Can the PM get back to where he was?
The above is one of the videos now on YouTube with the words of the Proclaimers 500 Miles song adapted for Mr Cummings and his drive to Durham during the lockdown. This events of the past week have dominated the headlines and become a big talking point.
The question is what will be the long term political impact? All the polling as we have seen has been very negative with even many of those who voted for Boris in December being negative. It is not helped, of course, by the reaction of Cummings himself.
But what about Johnson? Will we be looking back at the events of May 2020 after the next general election and concluding that this was when the rot set in or is it going to be just a distant memory.

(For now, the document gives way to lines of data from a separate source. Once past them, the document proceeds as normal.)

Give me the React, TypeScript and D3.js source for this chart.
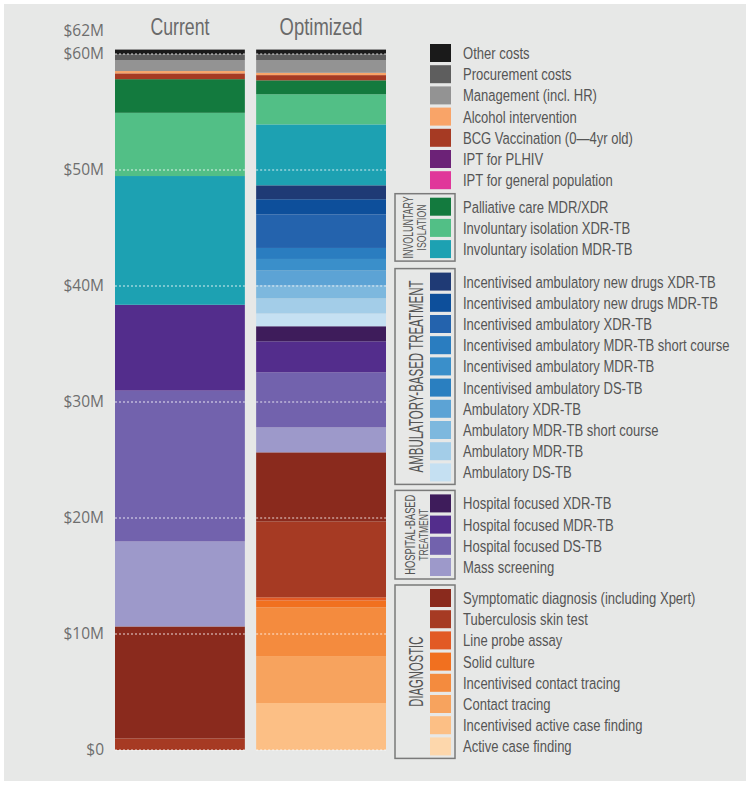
import React from "react";
import * as d3 from "d3";

// Stack order: bottom -> top
const categories = [
  "Active case finding",
  "Incentivised active case finding",
  "Contact tracing",
  "Incentivised contact tracing",
  "Solid culture",
  "Line probe assay",
  "Tuberculosis skin test",
  "Symptomatic diagnosis (including Xpert)",
  "Mass screening",
  "Hospital focused DS-TB",
  "Hospital focused MDR-TB",
  "Hospital focused XDR-TB",
  "Ambulatory DS-TB",
  "Ambulatory MDR-TB",
  "Ambulatory MDR-TB short course",
  "Ambulatory XDR-TB",
  "Incentivised ambulatory DS-TB",
  "Incentivised ambulatory MDR-TB",
  "Incentivised ambulatory MDR-TB short course",
  "Incentivised ambulatory XDR-TB",
  "Incentivised ambulatory new drugs MDR-TB",
  "Incentivised ambulatory new drugs XDR-TB",
  "Involuntary isolation MDR-TB",
  "Involuntary isolation XDR-TB",
  "Palliative care MDR/XDR",
  "IPT for general population",
  "IPT for PLHIV",
  "BCG Vaccination (0\u20144yr old)",
  "Alcohol intervention",
  "Management (incl. HR)",
  "Procurement costs",
  "Other costs",
];

const colors = [
  "#fdd7ac", "#fcbf85", "#f7a35e", "#f48b3e", "#f1701f", "#e25a25", "#a63a23", "#8a2a1d",
  "#9d99ca", "#7262ad", "#532d8c", "#3e1c5b",
  "#c5e0f2", "#a3cde8", "#7db8de", "#5ca3d5", "#2a7fc0", "#3a8fca", "#2a7dc0", "#2463ad", "#0d4f9b", "#1f3a75",
  "#1da1b2", "#52bf86", "#137a3e",
  "#e0379a", "#6c2277", "#a63a23", "#f9a468", "#939393", "#5e5e5e", "#1a1a1a",
];

// $ millions
const currentValues = [
  0, 0, 0, 0, 0, 0, 1.0, 9.65,
  7.33, 13.0, 7.4, 0,
  0, 0, 0, 0, 0, 0, 0, 0, 0, 0,
  11.1, 5.45, 2.9,
  0, 0, 0.5, 0.2, 0.95, 0.5, 0.4,
];
const optimizedValues = [
  0, 4.05, 4.05, 4.2, 0.6, 0.26, 6.55, 5.95,
  2.15, 4.75, 2.67, 1.3,
  1.1, 1.3, 1.1, 1.3, 0, 1.0, 0.95, 2.9, 1.3, 1.2,
  5.25, 2.6, 1.2,
  0, 0, 0.45, 0.2, 1.1, 0.5, 0.4,
];

const barNames = ["Current", "Optimized"];
const tickValues = [0, 10, 20, 30, 40, 50, 60, 62];
const gridValues = [0, 10, 20, 30, 40, 50, 60];

const groupLabels = [
  { lines: ["INVOLUNTARY", "ISOLATION"], top: 24, bottom: 22 },
  { lines: ["AMBULATORY-BASED TREATMENT"], top: 21, bottom: 12 },
  { lines: ["HOSPITAL-BASED", "TREATMENT"], top: 11, bottom: 8 },
  { lines: ["DIAGNOSTIC"], top: 7, bottom: 0 },
];

const FONT = "'Liberation Sans', Arial, sans-serif";

const groupLabelStyle = [
  [{ bx: 413, fs: 14, len: 62 }, { bx: 426, fs: 13, len: 46 }],
  [{ bx: 423, fs: 20, len: 192 }],
  [{ bx: 415, fs: 14, len: 80 }, { bx: 428, fs: 13, len: 52 }],
  [{ bx: 423, fs: 20, len: 70 }],
];

export default function App() {
  const W = 750, H = 785;
  const y = d3.scaleLinear().domain([0, 62]).range([750, 30.8]);
  const x = d3.scaleBand().domain(barNames).range([115, 386]).paddingInner(0.08).paddingOuter(0);

  const rows = barNames.map((b, bi) => {
    const r: any = { bar: b };
    categories.forEach((c, i) => (r[c] = bi === 0 ? currentValues[i] : optimizedValues[i]));
    return r;
  });
  const series = d3.stack().keys(categories)(rows);

  const legendOrder = categories.map((_, i) => i).reverse();
  const rowY: number[] = [];
  let cy = 53;
  const gapBefore: Record<number, number> = { 24: 26.5, 21: 32.5, 11: 31, 7: 31 };
  legendOrder.forEach((idx, k) => {
    if (k > 0) cy += gapBefore[idx] ?? 21.2;
    rowY[idx] = cy;
  });

  const titleLen: Record<string, number> = { Current: 59, Optimized: 83 };

  return (
    <div style={{ position: "absolute", left: 0, top: 0 }}>
      <svg width={W} height={H} style={{ display: "block" }}>
        <rect x={0} y={0} width={W} height={H} fill="#ffffff" />
        <rect x={4} y={4} width={742} height={777} fill="#e7e8e7" />
        {barNames.map((b) => (
          <text key={b} x={x(b)! + x.bandwidth() / 2} y={35} textAnchor="middle" fontFamily={FONT}
            fontSize={24} fill="#6a6a6a" textLength={titleLen[b]} lengthAdjust="spacingAndGlyphs">{b}</text>
        ))}
        {tickValues.map((t) => (
          <text key={t} x={104} y={y(t)} dy="0.35em" textAnchor="end" fontFamily="'Open Sans', sans-serif"
            fontSize={15.5} fill="#6e6e6e">{t === 0 ? "$0" : `$${t}M`}</text>
        ))}
        {series.map((s, si) => (
          <g key={si} fill={colors[si]}>
            {s.map((d, di) => {
              const h = y(d[0]) - y(d[1]);
              if (h <= 0) return null;
              return <rect key={di} x={x(barNames[di])} y={y(d[1])} width={x.bandwidth()} height={h} />;
            })}
          </g>
        ))}
        {barNames.map((b) =>
          gridValues.map((g) => (
            <line key={b + g} x1={x(b)} x2={x(b)! + x.bandwidth()} y1={y(g)} y2={y(g)}
              stroke="#ffffff" strokeOpacity={0.55} strokeWidth={1.5} strokeDasharray="2,2" />
          ))
        )}
        {legendOrder.map((idx) => (
          <g key={idx}>
            <rect x={430} y={rowY[idx] - 9} width={21} height={18} fill={colors[idx]} />
            <text transform={`translate(463,${rowY[idx]}) scale(0.79,1)`} dy="0.36em" fontFamily={FONT}
              fontSize={16.5} fill="#555555">
              {categories[idx]}
            </text>
          </g>
        ))}
        {groupLabels.map((g, gi) => {
          const top = rowY[g.top] - 13;
          const bottom = rowY[g.bottom] + 12;
          const cyy = (top + bottom) / 2;
          return (
            <g key={gi}>
              <rect x={395} y={top} width={60} height={bottom - top} fill="none" stroke="#7a7a7a" strokeWidth={1.5} />
              {g.lines.map((ln, li) => {
                const st = groupLabelStyle[gi][li];
                return (
                  <text key={li} transform={`translate(${st.bx},${cyy}) rotate(-90)`} textAnchor="middle"
                    fontFamily={FONT} fontSize={st.fs} fill="#555" textLength={st.len}
                    lengthAdjust="spacingAndGlyphs">{ln}</text>
                );
              })}
            </g>
          );
        })}
      </svg>
    </div>
  );
}
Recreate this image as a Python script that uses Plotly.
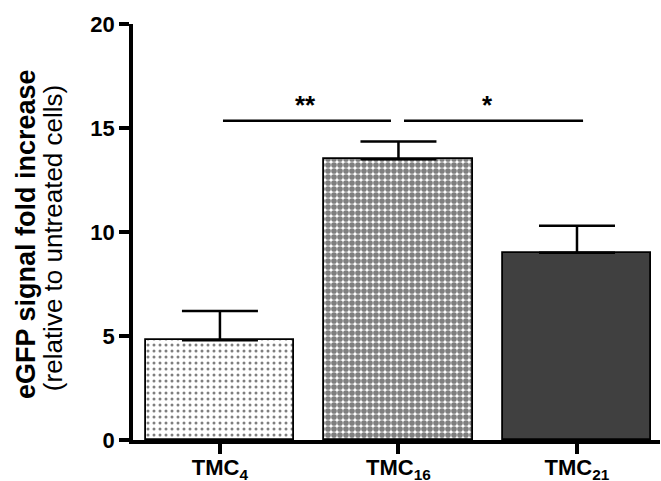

Times writer Phillip Collins has a good analysis this morning and argues that the PM “has sacrificed too much for Cummings”. He writes:
“It is hard to see how the verdict on its handling of the pandemic can be anything but harsh. Excess deaths in Britain appear to be one of the highest in the world and at no point has the government communicated a sense of being in control. Ministers have demeaned themselves with robotic tweets. It has been excruciating to see them grovel in support of Mr Cummings and there is not one among them who commands much respect. …. the government needs to husband the poll lead it enjoyed in the election and during Labour’s lotus years. Instead, Mr Johnson has wasted all his advantage on Mr Cummings. Politics is not always fair and it is not always pretty. Even if I thought Mr Cummings was entirely blameless, the decision to sack him would be easy. A collapse in the government’s ratings, of the sort that happened this week, is an event in the next general election. .. He is now a net liability, even if you defend what he did last month.“
We’ll see tomorrow night what Cummings has done to the government’s and PM’s reputation with the regular approval ratings in this week’s Opinium poll. Last week’s survey was carried out almost entirely before this broke.